Well, let me give you some ideas. I have mentioned some of this elsewhere, and I will try and link back to it later. It’s hard to know where to start giving advice when you don’t know the skill level and gear of the person you’re giving advice to, but I’ll make some assumptions and hope for the best.
The first thing you need is a PC you want to put Linux on. Linux is supported by people donating their time and so that means drivers and support are not always 100%, or that they lag more commercial endeavours, but these days you can have pretty good luck if your PC is fairly commodity. (If you have weird WiFi/network cards you might have problems, but you’ll have to try and find out, I guess.) If you just want to play, to see how Linux would feel, without “sacrificing” your PC, you can possibly use a virtual machine if your PC is powerful enough. Check out VirtualBox from Oracle for a good, free, virtual machine host.
If you’re going to install it onto a spare PC, make sure you backup anything on it, just in case. There are some installers for Linux out there that will set up dual boot so you can keep your current OS, but that can lead to tricky problems with updating the other OS (Windows 10 has had issues with this, for example.) If you have the hardware, better to dedicate it to the effort to have one less thing to go wrong.
So now you need to figure out how to get that Linux installed on the PC. To do that, you’re going to need to be able to boot from a Linux image. Now is the time to see how that works. If you’re cool poking around in your BIOS/UEFI then you can look there for boot order or boot utilities. Many machines show a message when they’re booting about pressing a key for the boot manager… like F12 or F8 or something. This is also the point where you can look to see if you can boot from a USB stick if you don’t have a DVDROM drive to boot off of.
Most distributions come in a ISO format… which is basically an image of a CD or DVD. If you have a machine that can boot off a DVD, then you can download the ISO and burn it onto a CD or DVD (depending on size) and boot from it. If you are on Windows and need a tool to burn an ISO, I would recommend ImgBurn https://www.imgburn.com/ as a nice light tool.

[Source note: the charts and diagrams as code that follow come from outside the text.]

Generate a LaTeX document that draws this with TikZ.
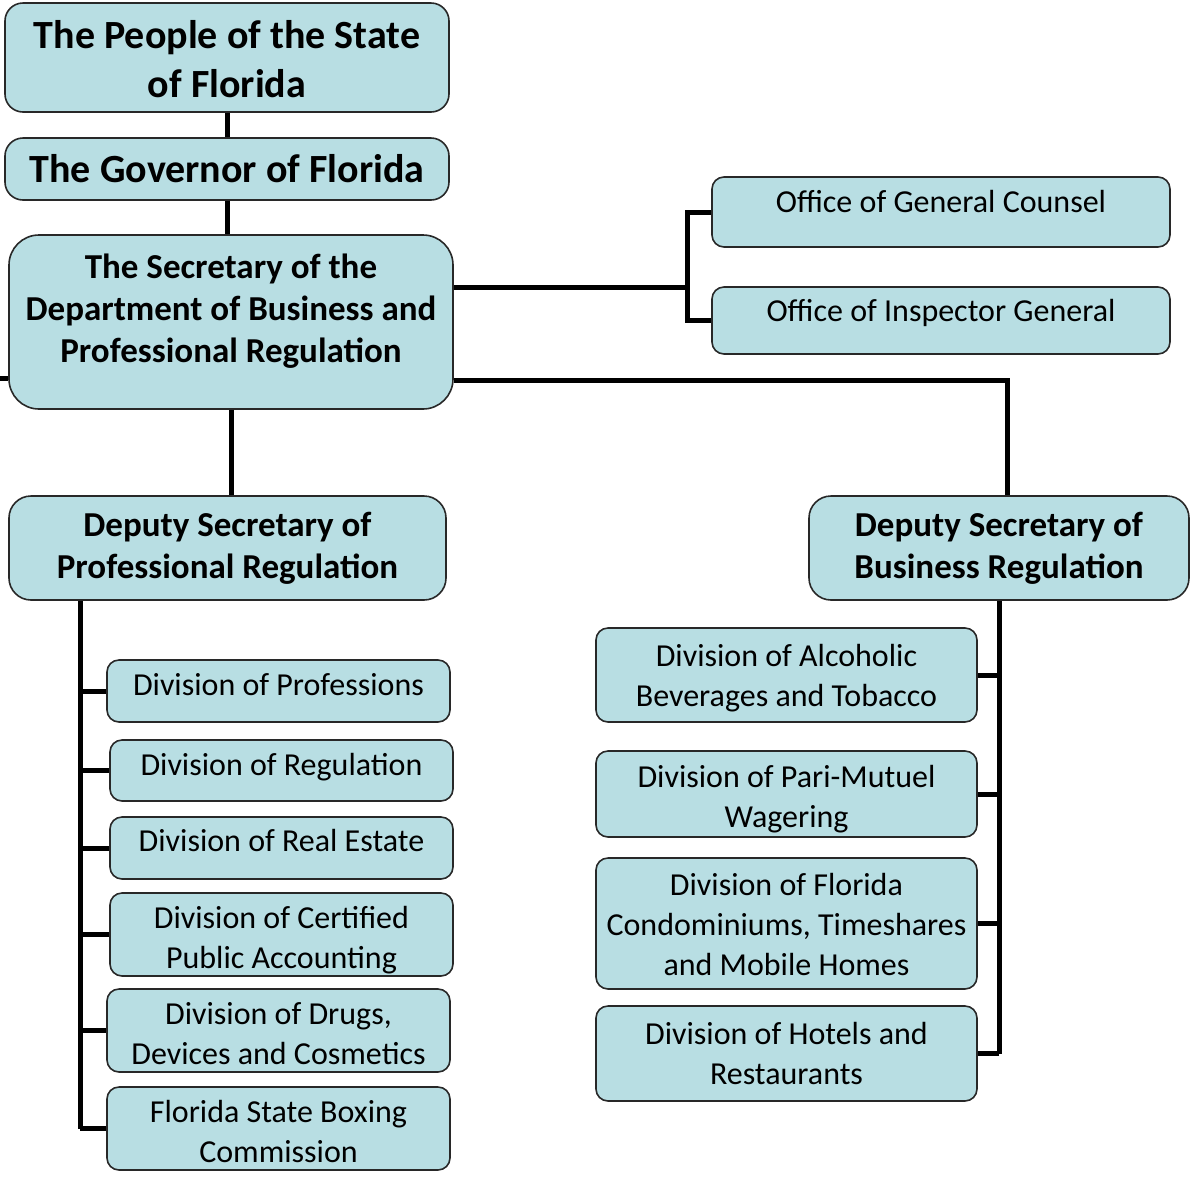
\documentclass[tikz,border=0pt]{standalone}
\usepackage{fontspec}
\setmainfont{Carlito}

\definecolor{boxfill}{RGB}{184,222,227}
\definecolor{boxline}{RGB}{40,40,40}

% raise the text inside a box without changing the box
\newcommand{\liftby}[2]{\raisebox{#1}[\height][\depth]{\begin{tabular}{@{}c@{}}#2\end{tabular}}}

\tikzset{
  box/.style={draw=boxline, line width=0.8pt, fill=boxfill, rounded corners=6pt,
    align=center, inner sep=0pt, font=\fontsize{16}{20}\selectfont},
  head/.style={box, rounded corners=9pt, font=\bfseries\fontsize{20}{24.5}\selectfont},
  chief/.style={box, rounded corners=11pt, font=\bfseries\fontsize{17.5}{21}\selectfont},
  link/.style={line width=2.5pt},
}

\begin{document}
\begin{tikzpicture}[x=0.5pt, y=-0.5pt]
	\useasboundingbox (0,0) rectangle (1190,1185);

	% top of the chart
	\node [head, minimum width=222pt, minimum height=54.5pt] (people) at (227,57.5) {\liftby{-3pt}{The People of the State\\of Florida}};
	\node [head, minimum width=222pt, minimum height=31pt] (gov) at (227,169) {The Governor of Florida};
	\node [chief, rounded corners=15pt, minimum width=222pt, minimum height=87pt] (sec) at (231,322)
		{\liftby{5pt}{The Secretary of the\\Department of Business and\\Professional Regulation}};

	% offices
	\node [box, minimum width=229pt, minimum height=35pt] (gc) at (941,212) {\liftby{4pt}{Office of General Counsel}};
	\node [box, minimum width=229pt, minimum height=33.5pt] (ig) at (941,320.5) {\liftby{3.5pt}{Office of Inspector General}};

	% deputies
	\node [chief, minimum width=218.5pt, minimum height=52pt] (depp) at (227.5,548) {Deputy Secretary of\\Professional Regulation};
	\node [chief, minimum width=190pt, minimum height=52pt] (depb) at (999,548) {Deputy Secretary of\\Business Regulation};

	% professional regulation divisions
	\node [box, minimum width=171.5pt, minimum height=31pt] (prof) at (278.5,691) {\liftby{2pt}{Division of Professions}};
	\node [box, minimum width=171.5pt, minimum height=30.5pt] (reg) at (281.5,770.5) {\liftby{1.5pt}{Division of Regulation}};
	\node [box, minimum width=171.5pt, minimum height=31pt] (real) at (281.5,848) {\liftby{2.5pt}{Division of Real Estate}};
	\node [box, minimum width=171.5pt, minimum height=41.5pt] (cpa) at (281.5,934.5) {\liftby{-3pt}{Division of Certified\\Public Accounting}};
	\node [box, minimum width=171.5pt, minimum height=41.5pt] (drugs) at (278.5,1030.5) {\liftby{-3pt}{Division of Drugs,\\Devices and Cosmetics}};
	\node [box, minimum width=171.5pt, minimum height=41.5pt] (boxing) at (278.5,1128.5) {\liftby{-3pt}{Florida State Boxing\\Commission}};

	% business regulation divisions
	\node [box, minimum width=190.5pt, minimum height=47pt] (alc) at (786.5,675) {\liftby{-1.5pt}{Division of Alcoholic\\Beverages and Tobacco}};
	\node [box, minimum width=190.5pt, minimum height=43pt] (pari) at (786.5,794) {\liftby{-2.5pt}{Division of Pari-Mutuel\\Wagering}};
	\node [box, minimum width=190.5pt, minimum height=65.5pt] (condo) at (786.5,923.5) {\liftby{-2pt}{Division of Florida\\Condominiums, Timeshares\\and Mobile Homes}};
	\node [box, minimum width=190.5pt, minimum height=47.5pt] (hotels) at (786.5,1053.5) {Division of Hotels and\\Restaurants};

	% joints
	\coordinate (oj) at (687,287);
	\coordinate (bj) at (1007,380);
	\coordinate (stub) at (0,378);
	\coordinate (pspine) at (80,600);

	\draw [link] (people) -- (gov);
	\draw [link] (gov) -- (gov |- sec.north);
	\draw [link] (sec.east |- oj) -- (oj);
	\draw [link] (gc.west) -| (oj) |- (ig.west);
	\draw [link] (sec.east |- bj) -| (depb.north -| bj);
	\draw [link] (sec.west |- stub) -- (stub);
	\draw [link] (sec.south) -- (sec.south |- depp.north);

	\draw [link] (pspine |- depp.south) -- (pspine |- boxing.west);
	\foreach \n in {prof, reg, real, cpa, drugs, boxing}
		\draw [link] (pspine |- \n.west) -- (\n.west);

	\draw [link] (depb.south) -- (depb.south |- hotels.east);
	\foreach \n in {alc, pari, condo, hotels}
		\draw [link] (depb.south |- \n.east) -- (\n.east);
\end{tikzpicture}
\end{document}
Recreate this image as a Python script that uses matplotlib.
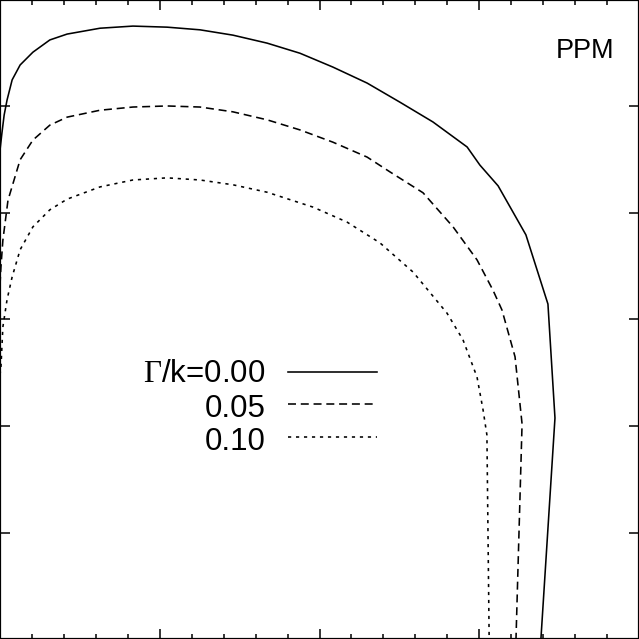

And this is about as much as I can offer. At this point you have chosen your distribution, and downloaded the ISO and burned it to a bootable media. Now you boot it, and hopefully follow simple instructions to install it. Some of them may ask you to set a password for “root”.
In Unix root is the admin account. It is all powerful. Make sure you choose a good secure password, and don’t forget it… write down if you have to. In general you should not run day to day as root. You should be in a user account, and you will elevate to the root user when it is necessary. (Mostly for maintenance and installing programs.)
Many other Linux distros have disabled the root account for direct logins. In that case, it will ask for your user account name and password, and it will make this user account able to do admin. It does this by putting your account in a list known as the sudoers list. The sudo command is a command that lets you “set user and do” commands from the command line. So if you needed to run command “foo” as root, you would do “sudo foo”. It will prompt you for YOUR password (to confirm you’re still at the keyboard, and some hacker hasn’t just sat down when you got up to get coffee) and change to user root and run the foo command.
That should be enough to get you going. Have fun learning and exploring. I bet you’ll feel pretty comfortable pretty quick, and you can always ask back here if you get stuck.